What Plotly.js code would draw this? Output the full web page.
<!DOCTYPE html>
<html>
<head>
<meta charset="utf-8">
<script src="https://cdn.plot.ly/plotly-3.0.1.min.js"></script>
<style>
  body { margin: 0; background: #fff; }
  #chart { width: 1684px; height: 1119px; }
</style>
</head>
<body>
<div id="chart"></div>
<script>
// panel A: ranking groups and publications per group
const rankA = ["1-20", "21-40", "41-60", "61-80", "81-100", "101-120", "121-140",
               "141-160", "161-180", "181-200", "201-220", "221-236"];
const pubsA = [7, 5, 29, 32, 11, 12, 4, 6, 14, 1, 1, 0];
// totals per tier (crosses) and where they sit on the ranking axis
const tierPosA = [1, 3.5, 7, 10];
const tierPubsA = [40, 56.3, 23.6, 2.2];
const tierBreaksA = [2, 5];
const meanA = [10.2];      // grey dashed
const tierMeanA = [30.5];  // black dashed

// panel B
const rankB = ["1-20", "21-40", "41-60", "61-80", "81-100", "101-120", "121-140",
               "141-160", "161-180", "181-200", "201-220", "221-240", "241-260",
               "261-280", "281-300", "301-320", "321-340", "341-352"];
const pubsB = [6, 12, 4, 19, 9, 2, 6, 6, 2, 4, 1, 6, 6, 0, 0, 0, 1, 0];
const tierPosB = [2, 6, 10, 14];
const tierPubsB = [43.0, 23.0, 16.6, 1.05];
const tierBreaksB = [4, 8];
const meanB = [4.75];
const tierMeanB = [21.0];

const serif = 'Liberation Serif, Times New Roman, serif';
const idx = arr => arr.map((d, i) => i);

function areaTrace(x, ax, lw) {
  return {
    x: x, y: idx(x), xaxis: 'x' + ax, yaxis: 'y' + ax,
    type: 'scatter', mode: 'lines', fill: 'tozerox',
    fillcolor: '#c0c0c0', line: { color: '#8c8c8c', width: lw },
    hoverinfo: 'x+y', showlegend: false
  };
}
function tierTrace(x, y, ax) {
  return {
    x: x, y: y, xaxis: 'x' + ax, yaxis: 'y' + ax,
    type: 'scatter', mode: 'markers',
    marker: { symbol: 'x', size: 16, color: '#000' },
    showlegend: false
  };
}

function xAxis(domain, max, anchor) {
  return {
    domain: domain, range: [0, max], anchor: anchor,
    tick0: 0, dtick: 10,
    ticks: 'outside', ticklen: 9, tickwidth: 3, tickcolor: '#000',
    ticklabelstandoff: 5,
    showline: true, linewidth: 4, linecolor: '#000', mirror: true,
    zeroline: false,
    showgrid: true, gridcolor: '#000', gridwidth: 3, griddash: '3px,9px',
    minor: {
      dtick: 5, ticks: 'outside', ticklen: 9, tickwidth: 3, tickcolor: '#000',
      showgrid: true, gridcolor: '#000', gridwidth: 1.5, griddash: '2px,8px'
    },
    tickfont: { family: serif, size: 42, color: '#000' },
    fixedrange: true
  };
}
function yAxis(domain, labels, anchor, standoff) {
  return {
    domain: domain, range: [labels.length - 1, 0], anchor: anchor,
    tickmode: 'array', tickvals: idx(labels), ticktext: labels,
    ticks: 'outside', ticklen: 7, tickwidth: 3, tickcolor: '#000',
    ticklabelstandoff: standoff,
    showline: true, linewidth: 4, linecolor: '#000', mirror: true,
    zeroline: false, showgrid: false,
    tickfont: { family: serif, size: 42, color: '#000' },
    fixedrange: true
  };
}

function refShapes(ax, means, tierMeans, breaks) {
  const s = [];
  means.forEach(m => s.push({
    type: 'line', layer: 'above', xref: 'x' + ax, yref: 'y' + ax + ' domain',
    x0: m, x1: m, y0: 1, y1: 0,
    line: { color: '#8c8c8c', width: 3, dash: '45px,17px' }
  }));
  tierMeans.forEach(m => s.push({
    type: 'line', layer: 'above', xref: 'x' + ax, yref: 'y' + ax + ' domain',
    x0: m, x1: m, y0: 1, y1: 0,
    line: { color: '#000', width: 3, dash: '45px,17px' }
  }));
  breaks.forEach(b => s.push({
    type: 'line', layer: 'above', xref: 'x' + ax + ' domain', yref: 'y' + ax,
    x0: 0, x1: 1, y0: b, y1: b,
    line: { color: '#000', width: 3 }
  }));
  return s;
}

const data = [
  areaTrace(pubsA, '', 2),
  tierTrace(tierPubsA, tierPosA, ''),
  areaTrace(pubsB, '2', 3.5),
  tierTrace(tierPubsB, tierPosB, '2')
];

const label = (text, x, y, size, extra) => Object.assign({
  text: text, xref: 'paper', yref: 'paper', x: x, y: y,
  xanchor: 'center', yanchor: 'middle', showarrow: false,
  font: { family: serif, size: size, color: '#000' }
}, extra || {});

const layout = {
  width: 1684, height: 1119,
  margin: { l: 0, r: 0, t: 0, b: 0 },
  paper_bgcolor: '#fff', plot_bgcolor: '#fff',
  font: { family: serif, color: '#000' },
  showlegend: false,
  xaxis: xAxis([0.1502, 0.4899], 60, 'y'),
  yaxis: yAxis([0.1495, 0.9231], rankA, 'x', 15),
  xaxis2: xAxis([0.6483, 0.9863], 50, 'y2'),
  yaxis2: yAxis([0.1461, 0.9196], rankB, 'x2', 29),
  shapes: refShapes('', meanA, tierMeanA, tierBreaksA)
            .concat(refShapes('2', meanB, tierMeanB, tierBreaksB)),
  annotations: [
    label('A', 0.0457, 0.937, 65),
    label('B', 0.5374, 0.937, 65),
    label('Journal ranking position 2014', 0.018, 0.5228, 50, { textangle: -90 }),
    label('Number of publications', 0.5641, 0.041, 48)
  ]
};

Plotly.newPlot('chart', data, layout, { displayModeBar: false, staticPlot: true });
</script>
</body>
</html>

· · · · · · ·

* **INSTRUCTION**: Repeat the listing above without any change.

* **COMPLETE ANSWER**:
What Plotly.js code would draw this? Output the full web page.
<!DOCTYPE html>
<html>
<head>
<meta charset="utf-8">
<script src="https://cdn.plot.ly/plotly-3.0.1.min.js"></script>
<style>
  body { margin: 0; background: #fff; }
  #chart { width: 1684px; height: 1119px; }
</style>
</head>
<body>
<div id="chart"></div>
<script>
// panel A: ranking groups and publications per group
const rankA = ["1-20", "21-40", "41-60", "61-80", "81-100", "101-120", "121-140",
               "141-160", "161-180", "181-200", "201-220", "221-236"];
const pubsA = [7, 5, 29, 32, 11, 12, 4, 6, 14, 1, 1, 0];
// totals per tier (crosses) and where they sit on the ranking axis
const tierPosA = [1, 3.5, 7, 10];
const tierPubsA = [40, 56.3, 23.6, 2.2];
const tierBreaksA = [2, 5];
const meanA = [10.2];      // grey dashed
const tierMeanA = [30.5];  // black dashed

// panel B
const rankB = ["1-20", "21-40", "41-60", "61-80", "81-100", "101-120", "121-140",
               "141-160", "161-180", "181-200", "201-220", "221-240", "241-260",
               "261-280", "281-300", "301-320", "321-340", "341-352"];
const pubsB = [6, 12, 4, 19, 9, 2, 6, 6, 2, 4, 1, 6, 6, 0, 0, 0, 1, 0];
const tierPosB = [2, 6, 10, 14];
const tierPubsB = [43.0, 23.0, 16.6, 1.05];
const tierBreaksB = [4, 8];
const meanB = [4.75];
const tierMeanB = [21.0];

const serif = 'Liberation Serif, Times New Roman, serif';
const idx = arr => arr.map((d, i) => i);

function areaTrace(x, ax, lw) {
  return {
    x: x, y: idx(x), xaxis: 'x' + ax, yaxis: 'y' + ax,
    type: 'scatter', mode: 'lines', fill: 'tozerox',
    fillcolor: '#c0c0c0', line: { color: '#8c8c8c', width: lw },
    hoverinfo: 'x+y', showlegend: false
  };
}
function tierTrace(x, y, ax) {
  return {
    x: x, y: y, xaxis: 'x' + ax, yaxis: 'y' + ax,
    type: 'scatter', mode: 'markers',
    marker: { symbol: 'x', size: 16, color: '#000' },
    showlegend: false
  };
}

function xAxis(domain, max, anchor) {
  return {
    domain: domain, range: [0, max], anchor: anchor,
    tick0: 0, dtick: 10,
    ticks: 'outside', ticklen: 9, tickwidth: 3, tickcolor: '#000',
    ticklabelstandoff: 5,
    showline: true, linewidth: 4, linecolor: '#000', mirror: true,
    zeroline: false,
    showgrid: true, gridcolor: '#000', gridwidth: 3, griddash: '3px,9px',
    minor: {
      dtick: 5, ticks: 'outside', ticklen: 9, tickwidth: 3, tickcolor: '#000',
      showgrid: true, gridcolor: '#000', gridwidth: 1.5, griddash: '2px,8px'
    },
    tickfont: { family: serif, size: 42, color: '#000' },
    fixedrange: true
  };
}
function yAxis(domain, labels, anchor, standoff) {
  return {
    domain: domain, range: [labels.length - 1, 0], anchor: anchor,
    tickmode: 'array', tickvals: idx(labels), ticktext: labels,
    ticks: 'outside', ticklen: 7, tickwidth: 3, tickcolor: '#000',
    ticklabelstandoff: standoff,
    showline: true, linewidth: 4, linecolor: '#000', mirror: true,
    zeroline: false, showgrid: false,
    tickfont: { family: serif, size: 42, color: '#000' },
    fixedrange: true
  };
}

function refShapes(ax, means, tierMeans, breaks) {
  const s = [];
  means.forEach(m => s.push({
    type: 'line', layer: 'above', xref: 'x' + ax, yref: 'y' + ax + ' domain',
    x0: m, x1: m, y0: 1, y1: 0,
    line: { color: '#8c8c8c', width: 3, dash: '45px,17px' }
  }));
  tierMeans.forEach(m => s.push({
    type: 'line', layer: 'above', xref: 'x' + ax, yref: 'y' + ax + ' domain',
    x0: m, x1: m, y0: 1, y1: 0,
    line: { color: '#000', width: 3, dash: '45px,17px' }
  }));
  breaks.forEach(b => s.push({
    type: 'line', layer: 'above', xref: 'x' + ax + ' domain', yref: 'y' + ax,
    x0: 0, x1: 1, y0: b, y1: b,
    line: { color: '#000', width: 3 }
  }));
  return s;
}

const data = [
  areaTrace(pubsA, '', 2),
  tierTrace(tierPubsA, tierPosA, ''),
  areaTrace(pubsB, '2', 3.5),
  tierTrace(tierPubsB, tierPosB, '2')
];

const label = (text, x, y, size, extra) => Object.assign({
  text: text, xref: 'paper', yref: 'paper', x: x, y: y,
  xanchor: 'center', yanchor: 'middle', showarrow: false,
  font: { family: serif, size: size, color: '#000' }
}, extra || {});

const layout = {
  width: 1684, height: 1119,
  margin: { l: 0, r: 0, t: 0, b: 0 },
  paper_bgcolor: '#fff', plot_bgcolor: '#fff',
  font: { family: serif, color: '#000' },
  showlegend: false,
  xaxis: xAxis([0.1502, 0.4899], 60, 'y'),
  yaxis: yAxis([0.1495, 0.9231], rankA, 'x', 15),
  xaxis2: xAxis([0.6483, 0.9863], 50, 'y2'),
  yaxis2: yAxis([0.1461, 0.9196], rankB, 'x2', 29),
  shapes: refShapes('', meanA, tierMeanA, tierBreaksA)
            .concat(refShapes('2', meanB, tierMeanB, tierBreaksB)),
  annotations: [
    label('A', 0.0457, 0.937, 65),
    label('B', 0.5374, 0.937, 65),
    label('Journal ranking position 2014', 0.018, 0.5228, 50, { textangle: -90 }),
    label('Number of publications', 0.5641, 0.041, 48)
  ]
};

Plotly.newPlot('chart', data, layout, { displayModeBar: false, staticPlot: true });
</script>
</body>
</html>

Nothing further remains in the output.